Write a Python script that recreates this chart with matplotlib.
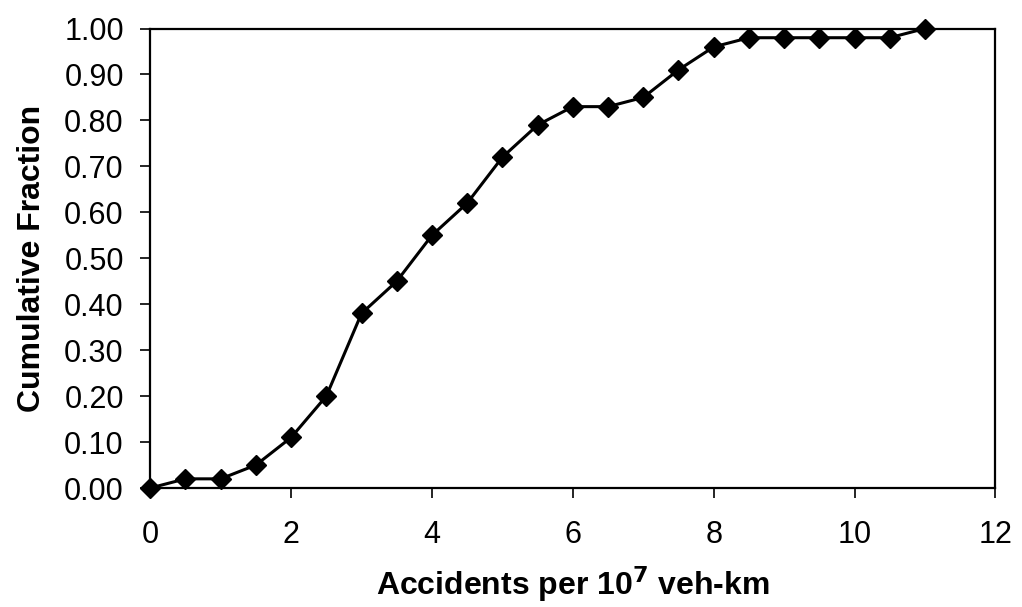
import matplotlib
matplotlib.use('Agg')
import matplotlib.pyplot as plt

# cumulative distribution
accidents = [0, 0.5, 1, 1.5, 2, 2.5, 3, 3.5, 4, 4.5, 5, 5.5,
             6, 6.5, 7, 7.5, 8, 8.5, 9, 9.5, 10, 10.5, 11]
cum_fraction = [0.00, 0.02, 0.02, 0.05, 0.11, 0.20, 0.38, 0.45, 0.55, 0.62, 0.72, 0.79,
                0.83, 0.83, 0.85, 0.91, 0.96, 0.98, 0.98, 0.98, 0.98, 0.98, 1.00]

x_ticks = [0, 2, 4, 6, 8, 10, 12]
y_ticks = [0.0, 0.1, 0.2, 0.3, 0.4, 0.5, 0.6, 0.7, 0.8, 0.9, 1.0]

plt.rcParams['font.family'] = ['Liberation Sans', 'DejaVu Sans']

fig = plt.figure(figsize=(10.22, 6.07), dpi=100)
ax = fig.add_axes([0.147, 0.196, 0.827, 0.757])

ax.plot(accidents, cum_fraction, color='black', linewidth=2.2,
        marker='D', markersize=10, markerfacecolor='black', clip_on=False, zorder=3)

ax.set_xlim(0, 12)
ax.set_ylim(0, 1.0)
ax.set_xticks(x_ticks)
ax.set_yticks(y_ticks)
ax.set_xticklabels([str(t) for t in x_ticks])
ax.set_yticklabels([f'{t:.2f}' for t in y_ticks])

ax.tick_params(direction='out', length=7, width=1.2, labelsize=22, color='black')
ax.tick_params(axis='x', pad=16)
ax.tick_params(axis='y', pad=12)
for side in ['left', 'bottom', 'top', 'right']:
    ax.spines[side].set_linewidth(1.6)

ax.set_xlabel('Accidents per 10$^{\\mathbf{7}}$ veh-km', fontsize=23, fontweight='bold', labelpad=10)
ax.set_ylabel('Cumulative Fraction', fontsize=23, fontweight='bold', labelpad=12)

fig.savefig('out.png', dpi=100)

++++++

→ WORK TO BE COMPLETED
Go through the material and select each line with the string "chart" in it.

→ RESPONSE TO THE EXERCISE
Write a Python script that recreates this chart with matplotlib.

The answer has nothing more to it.